Regulation of CGRP expression in rat spinal motoneurons

Abstract

The normal distribution and lesion-induced changes in the expression of neuropeptides and growth-related proteins, with special reference to calcitonin gene-related peptide (CGRP),were studied in the motor system of the rat. In addition, factors that influence the expression of CGRP in motoneurons were identified.

The vast majority of adult motoneurons at the lumbar level of the spinal cord normally contained detectable levels of CGRP-like immunoreactivity (-LI). The levels of CGRP-LI at the cell body level varied somewhat with the type and size of the motor units. CGRP-LI levels were higher in motoneurons innervating the anterior tibial and lateral gastrocnemius muscles (which contain mainly fast, type II muscle fibers) than in those innervating the soleus muscle (where there is a predominance of slow, type I fibers) and flexor digiti minimi muscle (where motor units comprise relatively few muscle fibers). A large population of the small cells, presumably gammamotoneurons, lacked detectable levels of CGRP-LI.

A sciatic nerve transection induced a robust increase in CGRP peptide and mRNA in lesioned motoneurons. Oligonucleotide probes that distinguish between the alpha and beta isoforms of CGRP showed that beta-CGRP is downregulated after axotomy, and thus that the increase reflects an increased expression of alpha-CGRP. The change in CGRP expression on the lesioned side was similar after a ventral root transection, except that the low to moderate increase in CGRP expression on the unlesioned side was absent. Axotomy led to decreased expression of choline acetyltransferase (ChAT) and cholecystokinin (CCK) mRNAs, while the expression of acidic fibroblast growth factor (aFGF) was unchanged. The protein expression pattern after ventral root avulsion differed from that seen after peripheral nerve lesion. In both lesion models the expression of mRNAs encoding alpha-CGRPGAP-43, c-jun and the low affinity nerve growth factor receptor (p75) were initially upregulated. However, at one to three weeks after a sciatic nerve lesion, the expression pattern was characterized by elevated levels of alpha-CGRP, GAP-43, galanin message-associated peptide(GMAP), c-jun and p75 mRNAs, while, in contrast, GMAP, GAP-43 and nitric oxide synthase(NOS) mRNAs were upregulated after a ventral root avulsion.
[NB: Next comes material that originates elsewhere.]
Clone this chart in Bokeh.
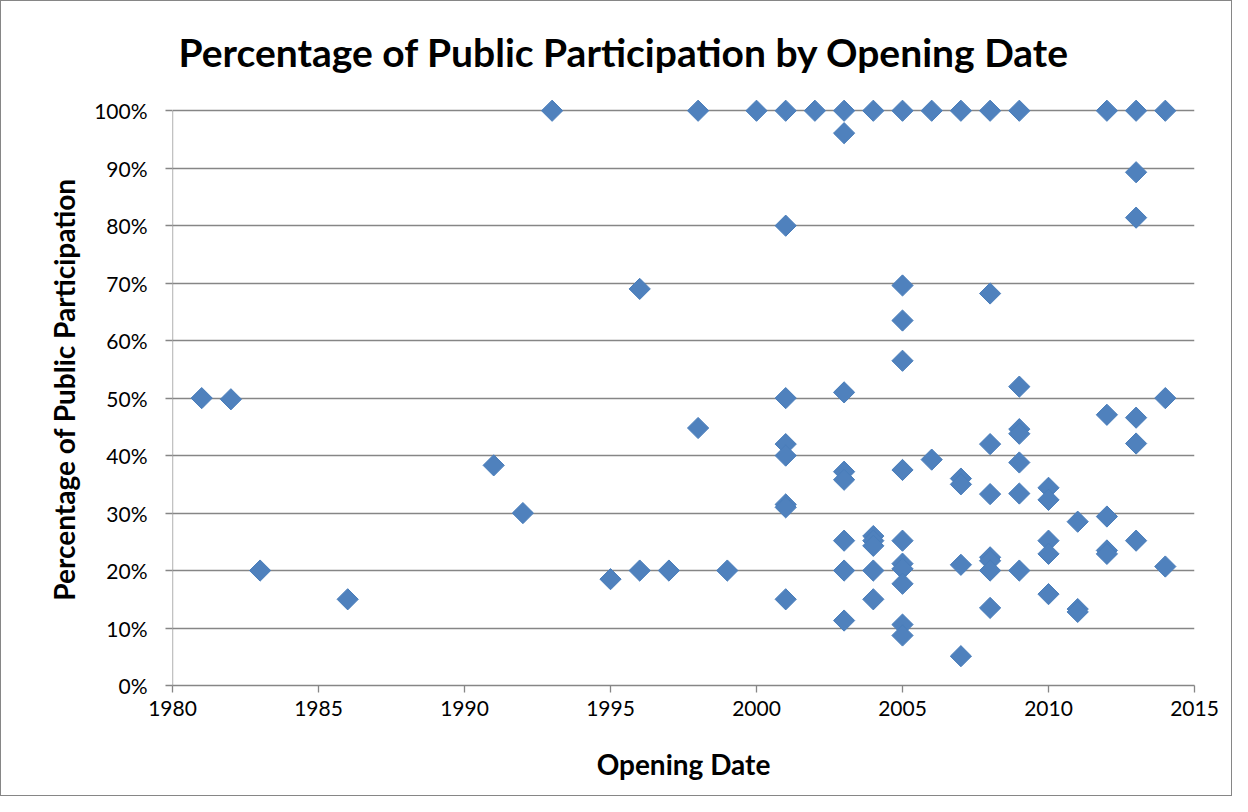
import numpy as np
from bokeh.plotting import figure
from bokeh.models import NumeralTickFormatter, FixedTicker, Range1d, ColumnDataSource
from bokeh.embed import file_html
from bokeh.resources import INLINE

# Data (opening year, share of public participation in %)
opening_year = (
    [1981, 1982, 1983, 1986, 1991, 1992, 1993, 1995]
    + [1996] * 2 + [1997] + [1998] * 2 + [1999] + [2000]
    + [2001] * 8 + [2002] + [2003] * 8 + [2004] * 6 + [2005] * 11
    + [2006] * 2 + [2007] * 5 + [2008] * 8 + [2009] * 7 + [2010] * 5
    + [2011] * 3 + [2012] * 5 + [2013] * 6 + [2014] * 3
)
participation_pct = (
    [50, 49.8, 20, 15, 38.3, 30, 100, 18.5]
    + [69, 20] + [20] + [100, 44.8] + [20] + [100]
    + [100, 80, 50, 42, 40, 31.5, 31, 15]
    + [100]
    + [100, 96.1, 51, 37.2, 35.8, 25.2, 20, 11.3]
    + [100, 26, 25.2, 24.3, 20, 15]
    + [100, 69.6, 63.5, 56.5, 37.5, 25.2, 21.2, 20.3, 17.7, 10.6, 8.7]
    + [100, 39.3]
    + [100, 36, 35, 21, 5.1]
    + [100, 68.2, 42, 33.3, 22.3, 21.7, 20, 13.5]
    + [100, 52, 44.6, 43.8, 38.8, 33.4, 20]
    + [34.4, 32.3, 25.2, 22.9, 15.9]
    + [28.5, 13.3, 12.8]
    + [100, 47.1, 29.4, 23.5, 22.9]
    + [100, 89.3, 81.4, 46.6, 42.1, 25.2]
    + [100, 50, 20.7]
)
x_ticks = [1980, 1985, 1990, 1995, 2000, 2005, 2010, 2015]
y_ticks = [i / 10 for i in range(11)]

FONT = "Lato"
GRID = "#868686"

src = ColumnDataSource(dict(x=opening_year, y=[v / 100 for v in participation_pct]))

p = figure(width=1232, height=796, output_backend="svg", toolbar_location=None,
           x_range=Range1d(1980, 2015), y_range=Range1d(0, 1.03),
           min_border_left=171, min_border_right=39, min_border_top=92, min_border_bottom=112,
           title="Percentage of Public Participation by Opening Date")
p.outline_line_color = None
p.styles = {"border": "1px solid #868686"}

p.title.text_font = FONT
p.title.text_font_size = "39px"
p.title.text_font_style = "bold"
p.title.text_color = "black"
p.title.align = "left"
p.title.offset = 6
p.title.standoff = 38

p.xgrid.grid_line_color = None
p.ygrid.grid_line_color = GRID
p.ygrid.grid_line_width = 1.3
p.ygrid.ticker = FixedTicker(ticks=y_ticks)

p.xaxis.ticker = FixedTicker(ticks=x_ticks)
p.yaxis.ticker = FixedTicker(ticks=y_ticks)
p.yaxis.formatter = NumeralTickFormatter(format="0%")

for ax in (p.xaxis[0], p.yaxis[0]):
    ax.axis_line_color = GRID
    ax.axis_line_width = 1.3
    ax.major_tick_line_color = GRID
    ax.major_tick_line_width = 1.3
    ax.major_tick_in = 0
    ax.major_tick_out = 7
    ax.minor_tick_line_color = None
    ax.major_label_text_font = FONT
    ax.major_label_text_font_size = "21px"
    ax.major_label_text_color = "black"
    ax.axis_label_text_font = FONT
    ax.axis_label_text_font_size = "28px"
    ax.axis_label_text_font_style = "bold"
    ax.axis_label_text_color = "black"

p.yaxis.axis_line_color = None
p.xaxis.axis_label = "Opening Date"
p.yaxis.axis_label = "Percentage of Public Participation"
p.xaxis.axis_label_standoff = 28
p.yaxis.axis_label_standoff = 10
p.yaxis.major_label_standoff = 18
p.xaxis.major_label_standoff = 8

# y axis line only up to 100%
p.segment(x0=[1980], y0=[0], x1=[1980], y1=[1], line_color=GRID, line_width=1.3)

p.scatter("x", "y", source=src, marker="square", angle=np.pi / 4, size=15,
          fill_color="#4F81BD", line_color="#4A7EBB", line_width=1)

open("out.html", "w").write(file_html(p, INLINE))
The expression pattern after a peripheral nerve lesion was different also immature rats, since alpha-CGRP was downregulated in response to a sciatic nerve transection in newborn rats, but was upregulated in two week old and in adult rats.

A spinal cord transection led to lowered levels of CGRP below the lesion, while the opposite effect was seen after intraventricular administration of 5, 7-dihydroxytryptamine, a neurotoxic compound that lesions serotoninergic and catecholaminergic fiber tracts. However, in both cases an increased CGRP expression could be elicited by a sciatic nerve transection. No major effect on the CGRP expression in motoneurons was seen after a dorsal root transection. Basic FGF administered to the proximal cut end after a sciatic nerve transection abolished the axotomy-induced increase in alpha-CGRP mRNA, while ciliary neurotrophic factor (CNTF), brain derived neurotrophic factor (BDNF), and insulin-like growth factors-1 and -2 (IGF-1, IGF-2) were without effects. In early postnatal rats CNTF, bFGF, IGF-2 and the CGRP antagonist CGRP 8-37 increased the number of GAP-43 immunoreactive motor endplates. bFGF lowered the number of CGRP immunoreactive motor endplates, while CNTF had the opposite effect.CNTF, bFGF, IGF-1 and IGF-2 increased the expression of GAP-43 mRNA in cultures of embryonic rat motoneurons. In the same culture system, bFGF decreased the expression of alpha-CGRP and increased neurite branching, whereas CNTF had the opposite effect, by increasing alpha-CGRP expression and decreasing neurite branching.

The present findings suggest that CGRP expression in spinal motoneurons is regulated, at least in part, by target-derived factors, and that CGRP physiologically may be a nerve cell derived substance that is involved in controlling sprouting during development and regeneration.